Exercise instructions: Quote the data below in full, minus the images.

Data:

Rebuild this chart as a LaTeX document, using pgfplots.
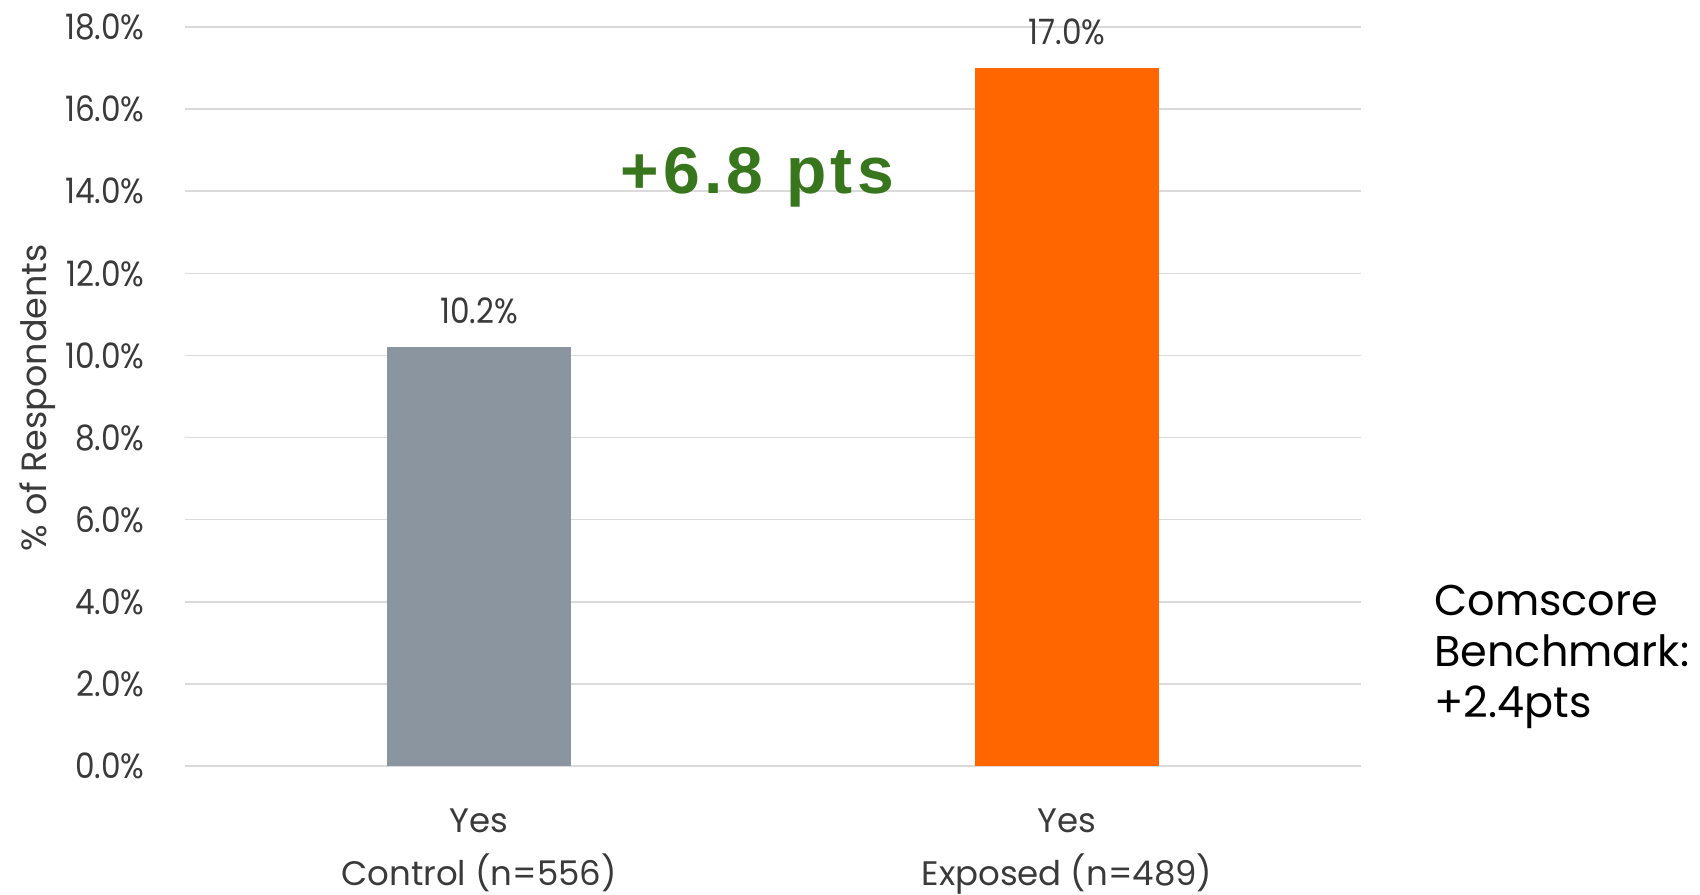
\documentclass[border=0pt]{standalone}
\usepackage{pgfplots}
\pgfplotsset{compat=1.18}
\usepackage{fontspec}
\setmainfont{Poppins}
\newfontfamily\chartfont{Poppins}
\newfontfamily\numfont[FakeStretch=0.89]{Poppins}
\newfontfamily\liftfont[LetterSpace=6.5]{Liberation Sans}

\definecolor{barGray}{HTML}{8A959F}
\definecolor{barOrange}{HTML}{FF6600}
\definecolor{liftGreen}{HTML}{38761D}
\definecolor{labelGray}{HTML}{3A3A3A}
\definecolor{gridGray}{HTML}{DADADA}

\begin{document}
\begin{tikzpicture}
\begin{axis}[
  at={(92.5pt,64pt)}, anchor=south west,
  scale only axis, width=588pt, height=369.5pt,
  xmin=-0.5, xmax=1.5, ymin=0, ymax=18,
  ybar, bar width=92pt,
  axis line style={draw=none}, tick style={draw=none},
  ytick={0,2,...,18},
  ymajorgrids, grid style={gridGray, line width=0.8pt},
  yticklabel={\pgfmathprintnumber[fixed,fixed zerofill,precision=1,assume math mode=true]{\tick}\%},
  yticklabel style={anchor=east, inner sep=0pt, xshift=-20pt,
    font=\numfont\fontsize{17.5}{21}\selectfont, text=labelGray},
  xtick={0,1},
  xticklabels={Yes\\Control (n=556), Yes\\Exposed (n=489)},
  xticklabel style={align=center, anchor=north, inner sep=0pt, yshift=-16.8pt,
    font=\chartfont\fontsize{17}{26.5}\selectfont, text=labelGray},
  nodes near coords={\pgfmathprintnumber[fixed,fixed zerofill,precision=1,assume math mode=true]{\pgfplotspointmeta}\%},
  nodes near coords style={anchor=base, inner sep=0pt, yshift=12pt,
    font=\numfont\fontsize{17.5}{21}\selectfont, text=labelGray},
]
\addplot[fill=barGray, draw=none, bar shift=0pt] coordinates {(0,10.2)};
\addplot[fill=barOrange, draw=none, bar shift=0pt] coordinates {(1,17.0)};
\node[anchor=base, text=liftGreen, font=\liftfont\bfseries\fontsize{33}{40}\selectfont]
  at (axis cs:0.473,13.95) {+6.8 pts};
\end{axis}
\node[rotate=90, anchor=base, inner sep=0pt, text=labelGray,
  font=\chartfont\fontsize{17.5}{21}\selectfont] at (23pt,248pt) {\% of Respondents};
\node[anchor=base west, align=left, inner sep=0pt, text=black,
  font=\chartfont\fontsize{21.5}{25.5}\selectfont] at (717pt,88.25pt)
  {Comscore\\Benchmark:\\+2.4pts};
\pgfresetboundingbox
\path[use as bounding box] (0,0) rectangle (850pt,447pt);
\end{tikzpicture}
\end{document}
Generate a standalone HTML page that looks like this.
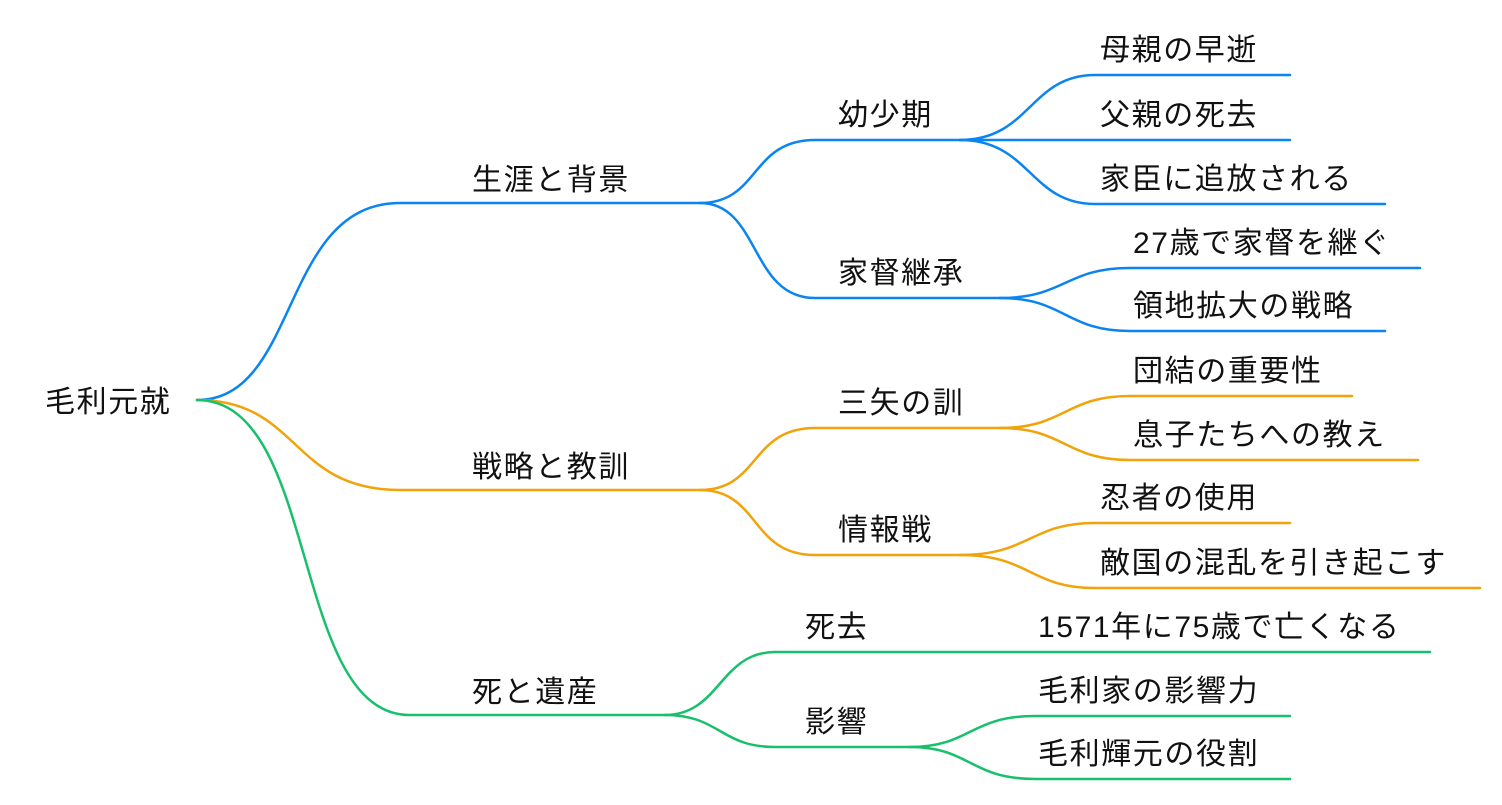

Worked solution:
Rebuild this chart as a LaTeX document, using pgfplots.
\documentclass[border=0pt]{standalone}
\usepackage{pgfplots}
\pgfplotsset{compat=1.18}
\usepackage{fontspec}
\setmainfont{Poppins}
\newfontfamily\chartfont{Poppins}
\newfontfamily\numfont[FakeStretch=0.89]{Poppins}
\newfontfamily\liftfont[LetterSpace=6.5]{Liberation Sans}

\definecolor{barGray}{HTML}{8A959F}
\definecolor{barOrange}{HTML}{FF6600}
\definecolor{liftGreen}{HTML}{38761D}
\definecolor{labelGray}{HTML}{3A3A3A}
\definecolor{gridGray}{HTML}{DADADA}

\begin{document}
\begin{tikzpicture}
\begin{axis}[
  at={(92.5pt,64pt)}, anchor=south west,
  scale only axis, width=588pt, height=369.5pt,
  xmin=-0.5, xmax=1.5, ymin=0, ymax=18,
  ybar, bar width=92pt,
  axis line style={draw=none}, tick style={draw=none},
  ytick={0,2,...,18},
  ymajorgrids, grid style={gridGray, line width=0.8pt},
  yticklabel={\pgfmathprintnumber[fixed,fixed zerofill,precision=1,assume math mode=true]{\tick}\%},
  yticklabel style={anchor=east, inner sep=0pt, xshift=-20pt,
    font=\numfont\fontsize{17.5}{21}\selectfont, text=labelGray},
  xtick={0,1},
  xticklabels={Yes\\Control (n=556), Yes\\Exposed (n=489)},
  xticklabel style={align=center, anchor=north, inner sep=0pt, yshift=-16.8pt,
    font=\chartfont\fontsize{17}{26.5}\selectfont, text=labelGray},
  nodes near coords={\pgfmathprintnumber[fixed,fixed zerofill,precision=1,assume math mode=true]{\pgfplotspointmeta}\%},
  nodes near coords style={anchor=base, inner sep=0pt, yshift=12pt,
    font=\numfont\fontsize{17.5}{21}\selectfont, text=labelGray},
]
\addplot[fill=barGray, draw=none, bar shift=0pt] coordinates {(0,10.2)};
\addplot[fill=barOrange, draw=none, bar shift=0pt] coordinates {(1,17.0)};
\node[anchor=base, text=liftGreen, font=\liftfont\bfseries\fontsize{33}{40}\selectfont]
  at (axis cs:0.473,13.95) {+6.8 pts};
\end{axis}
\node[rotate=90, anchor=base, inner sep=0pt, text=labelGray,
  font=\chartfont\fontsize{17.5}{21}\selectfont] at (23pt,248pt) {\% of Respondents};
\node[anchor=base west, align=left, inner sep=0pt, text=black,
  font=\chartfont\fontsize{21.5}{25.5}\selectfont] at (717pt,88.25pt)
  {Comscore\\Benchmark:\\+2.4pts};
\pgfresetboundingbox
\path[use as bounding box] (0,0) rectangle (850pt,447pt);
\end{tikzpicture}
\end{document}
Generate a standalone HTML page that looks like this.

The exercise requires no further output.